The drive was part of the adventure, without a doubt. We didn't talk much. I was lost in thoughts trying to figure out, once again, how to make this story work for grown ups.
I didn't land on the solution until the plane ride home, but all this time I spent just taking in massive amounts of beauty gave me the much-needed time I needed to reject all these other ideas.
I started the book in a email draft on my phone during the plane ride home, so I wouldn't forget the magical momentum.
And I'm ready to keep it going until completion.

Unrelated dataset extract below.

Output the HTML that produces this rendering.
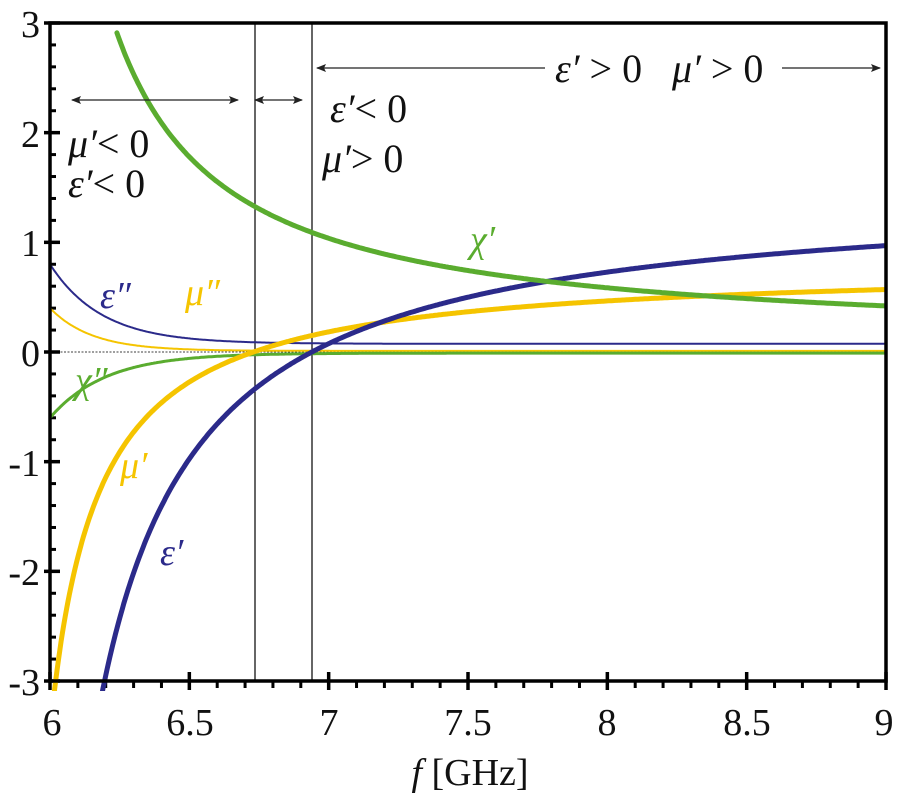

Which brings me to this Christmas Trip I wanna take. (I'm thinking 12/24-28 at the most)
Here are my requirements:
- A walk-around destination (meaning, I can uber to the place I am staying from the airport and then walk everywhere else I need)
- Art, but not, like, museum art. I'm looking for more installation art or folk art or assemblage art.
- A bathtub.
- Somewhere where I am guaranteed not to sweat
- Maybe there is a friendly face nearby I can get a meal with?
- Neat things to see from my window
I think that is the main things.
I thought about doing the thing and going to NYC for the holidays, which is a lifelong dream. But I really don't want to do that alone, you know?
Where should I go? Help me figure it out!